【文献紹介】同じ粘稠度の点眼なら、ヒアルロン酸添加の有無で角膜潰瘍の治癒に差は出ない?
Gronkiewicz KM., et al.
"Effects of topical hyaluronic acid on corneal wound healing in dogs : a pilot study "
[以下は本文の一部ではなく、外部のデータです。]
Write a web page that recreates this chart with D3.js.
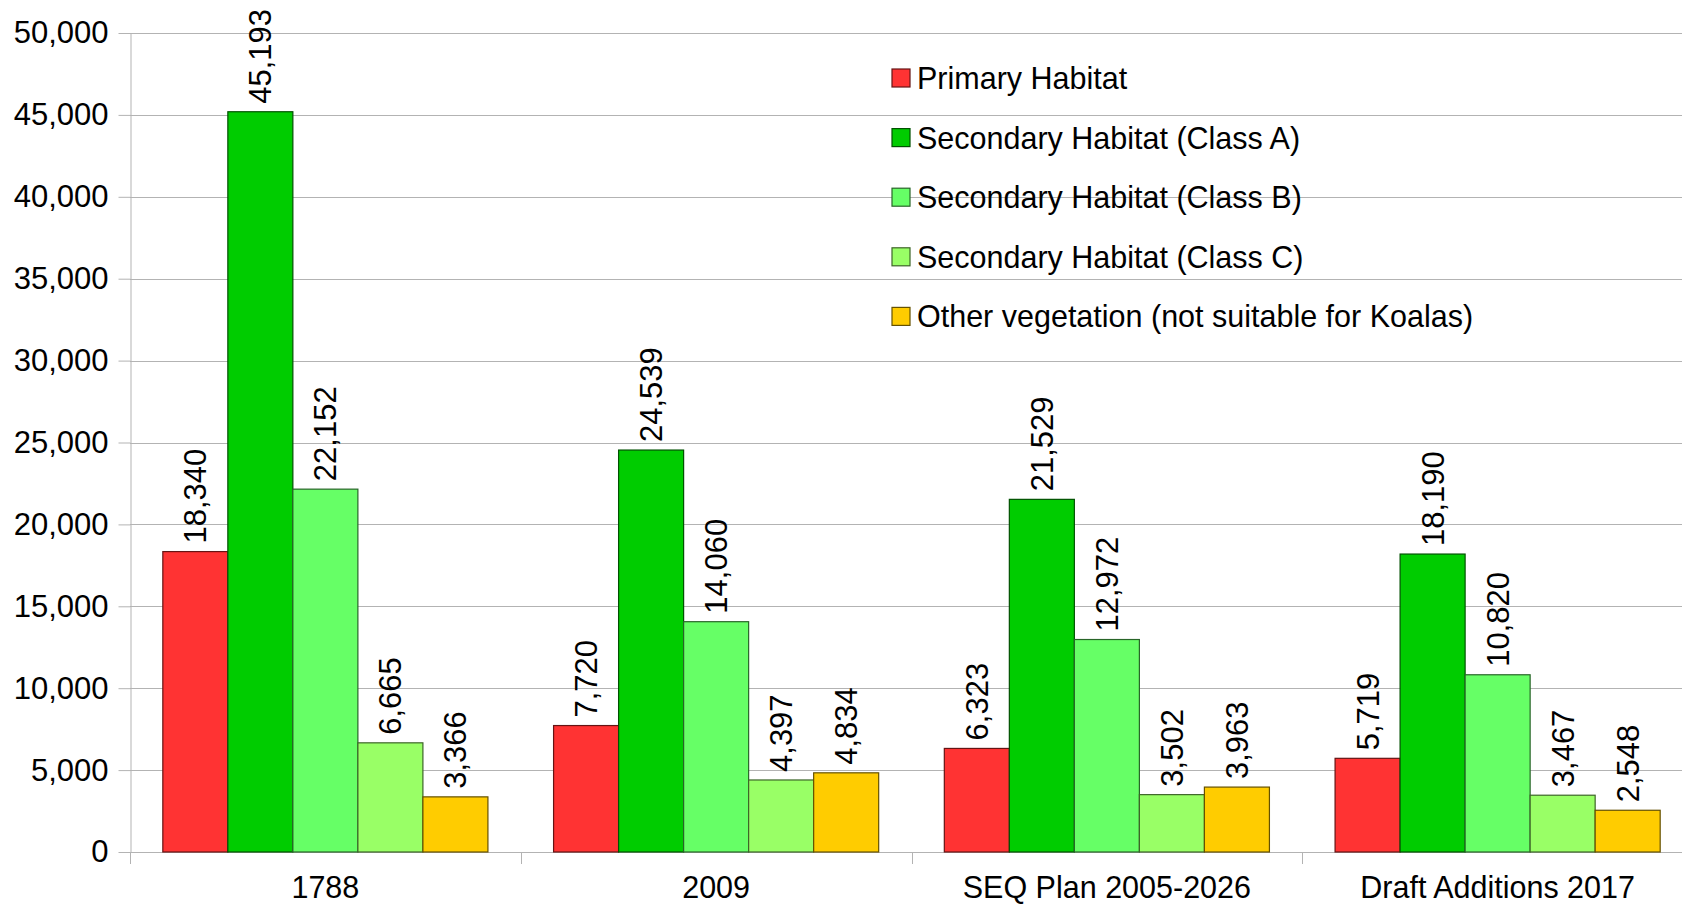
<!DOCTYPE html>
<html>
<head>
<meta charset="utf-8">
<script src="https://cdn.jsdelivr.net/npm/d3@7"></script>
<style>
  body { margin: 0; background: white; }
  text { font-family: "Liberation Sans", Arial, sans-serif; fill: black; }
</style>
</head>
<body>
<svg id="chart" width="1682" height="905"></svg>
<script>

var categories = ["1788", "2009", "SEQ Plan 2005-2026", "Draft Additions 2017"];
var series = ["Primary Habitat", "Secondary Habitat (Class A)", "Secondary Habitat (Class B)",
              "Secondary Habitat (Class C)", "Other vegetation (not suitable for Koalas)"];
var colors = ["#ff3333", "#00cc00", "#66ff66", "#99ff66", "#ffcc00"];

var primary = [18340, 7720, 6323, 5719];
var classA  = [45193, 24539, 21529, 18190];
var classB  = [22152, 14060, 12972, 10820];
var classC  = [6665, 4397, 3502, 3467];
var other   = [3366, 4834, 3963, 2548];

var yTicks = [0, 5000, 10000, 15000, 20000, 25000, 30000, 35000, 40000, 45000, 50000];

var values = [primary, classA, classB, classC, other];

var svg = d3.select("#chart");

var plotLeft = 130, plotRight = 1693, plotTop = 33, plotBottom = 852;

var x = d3.scaleBand()
    .domain(categories)
    .range([plotLeft, plotRight]);

var pad = x.bandwidth() * 0.084;
var xSub = d3.scaleBand()
    .domain(series)
    .range([pad, x.bandwidth() - pad]);

var y = d3.scaleLinear()
    .domain([0, 50000])
    .range([plotBottom, plotTop]);

var fmt = d3.format(",");

/* grid lines */
svg.append("g")
    .selectAll("line")
    .data(yTicks)
    .join("line")
    .attr("x1", plotLeft)
    .attr("x2", 1682)
    .attr("y1", function(d){ return Math.round(y(d)) + 0.5; })
    .attr("y2", function(d){ return Math.round(y(d)) + 0.5; })
    .attr("stroke", "#b3b3b3")
    .attr("stroke-width", 1);

/* y axis */
var yAxis = d3.axisLeft(y)
    .tickValues(yTicks)
    .tickFormat(fmt)
    .tickSize(12)
    .tickSizeOuter(0)
    .tickPadding(10);

var gy = svg.append("g")
    .attr("transform", "translate(" + (plotLeft + 0.5) + ",0)")
    .call(yAxis);
gy.select(".domain").attr("stroke", "#b3b3b3");
gy.selectAll(".tick line").attr("stroke", "#b3b3b3");
gy.selectAll(".tick text")
    .attr("font-size", 31)
    .attr("font-family", "Liberation Sans, Arial, sans-serif")
    .attr("fill", "black");

/* x axis category boundaries */
var bounds = categories.map(function(c){ return x(c); }).concat([plotRight]);
svg.append("g")
    .selectAll("line")
    .data(bounds)
    .join("line")
    .attr("x1", function(d){ return Math.round(d) + 0.5; })
    .attr("x2", function(d){ return Math.round(d) + 0.5; })
    .attr("y1", plotBottom)
    .attr("y2", plotBottom + 12)
    .attr("stroke", "#b3b3b3");

svg.append("g")
    .selectAll("text")
    .data(categories)
    .join("text")
    .attr("x", function(d){ return x(d) + x.bandwidth() / 2; })
    .attr("y", 898)
    .attr("text-anchor", "middle")
    .attr("font-size", 30.5)
    .text(function(d){ return d; });

/* bars */
var groups = svg.append("g")
    .selectAll("g")
    .data(series)
    .join("g");

groups.each(function(s, si){
  var g = d3.select(this);
  var rows = categories.map(function(c, ci){ return {cat: c, v: values[si][ci]}; });

  g.selectAll("rect")
    .data(rows)
    .join("rect")
    .attr("x", function(d){ return x(d.cat) + xSub(s); })
    .attr("y", function(d){ return y(d.v); })
    .attr("width", xSub.bandwidth())
    .attr("height", function(d){ return y(0) - y(d.v); })
    .attr("fill", colors[si])
    .attr("stroke", d3.color(colors[si]).darker(2.6))
    .attr("stroke-width", 1.2);

  g.selectAll("text")
    .data(rows)
    .join("text")
    .attr("transform", function(d){
      var cx = x(d.cat) + xSub(s) + xSub.bandwidth() / 2 + 11;
      return "translate(" + cx + "," + (y(d.v) - 8) + ") rotate(-90)";
    })
    .attr("font-size", 31)
    .text(function(d){ return fmt(d.v); });
});

/* legend */
var legend = svg.append("g")
    .selectAll("g")
    .data(series)
    .join("g")
    .attr("transform", function(d, i){ return "translate(892," + (78 + i * 59.6) + ")"; });

legend.append("rect")
    .attr("x", 0)
    .attr("y", -9)
    .attr("width", 18)
    .attr("height", 18)
    .attr("fill", function(d, i){ return colors[i]; })
    .attr("stroke", function(d, i){ return d3.color(colors[i]).darker(2.6); })
    .attr("stroke-width", 1.2);

legend.append("text")
    .attr("x", 25)
    .attr("y", 11)
    .attr("font-size", 30.5)
    .text(function(d){ return d; });

</script>
</body>
</html>
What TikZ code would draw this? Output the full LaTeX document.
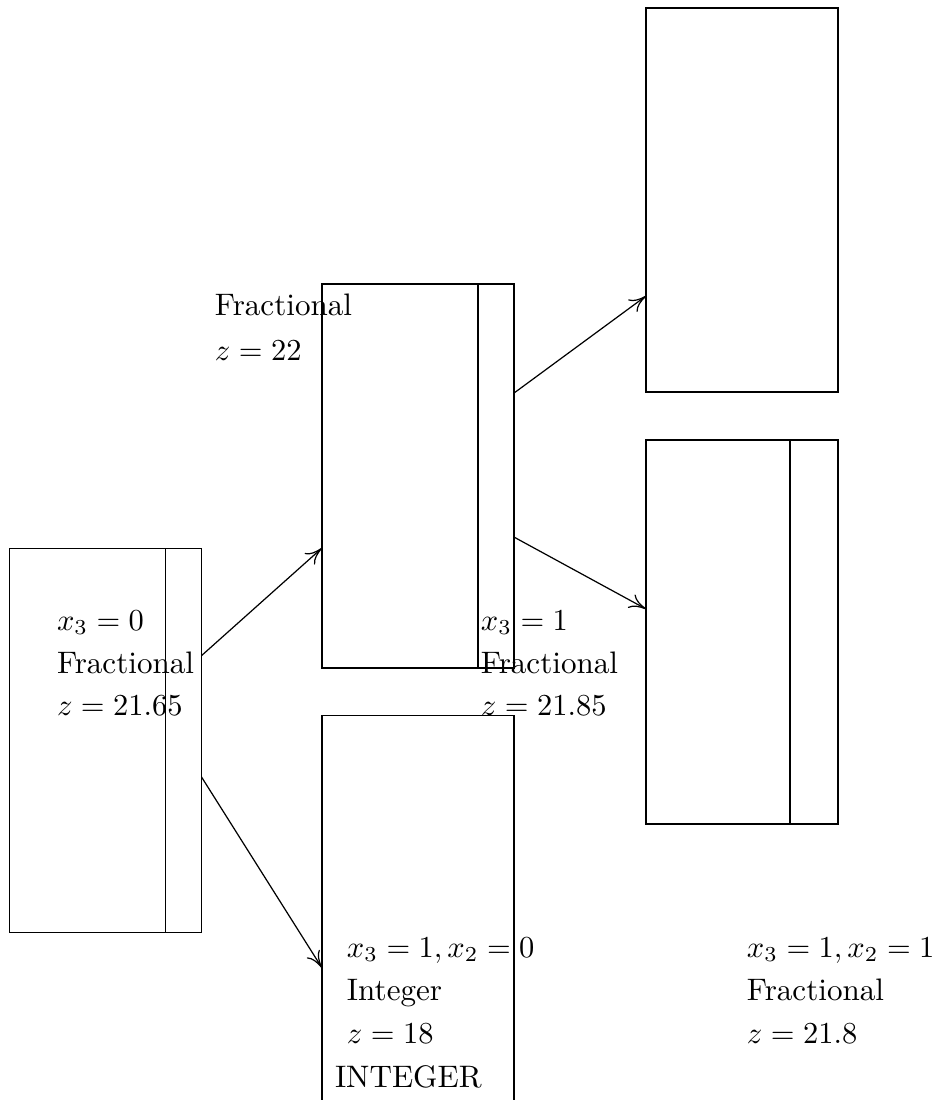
\documentclass[tikz,border=0pt]{standalone}
\usetikzlibrary{calc,arrows.meta}
\begin{document}
\begin{tikzpicture}[x=0.328pt,y=-0.328pt,
  box/.style={draw,rectangle,inner sep=0pt,outer sep=0pt,minimum width=63pt,minimum height=126pt},
  lbl/.style={anchor=base west,inner sep=0pt,outer sep=0pt,font=\fontsize{10.2}{12}\selectfont},
  conn/.style={-{To[length=5.5pt,width=5pt]}}]
\useasboundingbox (0,0) rectangle (940,1100);
% boxes
\node[box] (A) at (105.5,740.5) {};
\node[box] (B) at (418,476) {};
\node[box,minimum height=130pt] (C) at (418,914) {};
\node[box] (D) at (742,200) {};
\node[box] (E) at (742,632) {};
% inner dividers
\draw ($(A.north east)+(-36,0)$) -- ($(A.south east)+(-36,0)$);
\draw ($(B.north east)+(-36,0)$) -- ($(B.south east)+(-36,0)$);
\draw ($(E.north east)+(-48,0)$) -- ($(E.south east)+(-48,0)$);
% connectors
\draw[conn] ($(A.north east)!0.279!(A.south east)$) -- ($(B.north west)!0.6875!(B.south west)$);
\draw[conn] ($(A.north east)!0.595!(A.south east)$) -- ($(C.north west)+(0,252)$);
\draw[conn] ($(B.north east)!0.284!(B.south east)$) -- ($(D.north west)!0.75!(D.south west)$);
\draw[conn] ($(B.north east)!0.659!(B.south east)$) -- ($(E.north west)!0.44!(E.south west)$);
% texts
\node[lbl] (a1) at (57,630) {$x_3 = 0$};
\node[lbl] (a2) at (57,673) {Fractional};
\node[lbl] (a3) at (57,715) {$z = 21.65$};
\node[lbl] (b1) at (215,315) {Fractional};
\node[lbl] (b2) at (215,360) {$z = 22$};
\node[lbl] (m1) at (481,630) {$x_3 = 1$};
\node[lbl] (m2) at (481,673) {Fractional};
\node[lbl] (m3) at (481,715) {$z = 21.85$};
\node[lbl] (c1) at (347,957) {$x_3 = 1, x_2 = 0$};
\node[lbl] (c2) at (347,1000) {Integer};
\node[lbl] (c3) at (347,1043) {$z = 18$};
\node[lbl] (c4) at (335,1087) {INTEGER};
\node[lbl] (e1) at (747,957) {$x_3 = 1, x_2 = 1$};
\node[lbl] (e2) at (747,1000) {Fractional};
\node[lbl] (e3) at (747,1043) {$z = 21.8$};
\end{tikzpicture}
\end{document}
Vet Ophthalmol. 2017 Mart;20(2):123-130. PMID:27061134
タイトル:ヒアルロン酸点眼が犬の角膜潰瘍治療に及ぼす影響
目的:
P:角膜に傷がある犬に
E:ヒアルロン酸の点眼薬で治療すると
C:ヒアルロン酸を含まない点眼薬に比べて
O:治り具合に差があるでしょうか?
調べ方:角膜に傷のある犬6頭を、A群とB群に分け、別々の目薬で治療します
A群:ヒアルロン酸入りの点眼
B群:ヒアルロン酸の入っていない点眼
どちらの点眼薬も、とろみ(粘稠度)は同じです
定期的に角膜を確認して、傷の大きさを測定し、
角膜の傷を治しづらくする成分(MMP)が涙内にどれだけあるか測定しました
結果:A群とB群で、傷の治る様子に差はありませんでした
推論:同じ粘稠度の点眼薬ならば、ヒアルロン酸が添加されていなくても
治療効果に差がないのかもしれません
<原著>
https://www.ncbi.nlm.nih.gov/pubmed/27061134
https://onlinelibrary.wiley.com/doi/full/10.1111/vop.12379
<正式な翻訳 (アブストラクト)>
http://blog.livedoor.jp/asukayamaah/archives/8597748.html
<ちょっと脱線>
角膜についた傷を、角膜潰瘍といいます。
角膜の傷を確認する検査としては、「フルオロセイン染色」が有名です。
写真(a)のように、潰瘍部分を黄色い島状に染めだしてくれます。
潰瘍が次第に改善すると、a→b→c→dといった経過で
しだいにしだいに、染色範囲と程度が減少していきます。
目に傷がついたかも…というときは、フルオロセイン染色も含め
しっかりと確認を行い、状態を把握することが大切です!
ご自身で判断してしまわずに、動物病院で診察してもらいましょう!
注意
という意図のものではありません。
文献著者の考察も「ヒアルロン酸と同じ治療効果が期待できる別の点眼があるかも!」というもので、角膜潰瘍へのヒアルロン酸点眼自体を
否定する内容ではありませんので、ご注意ください。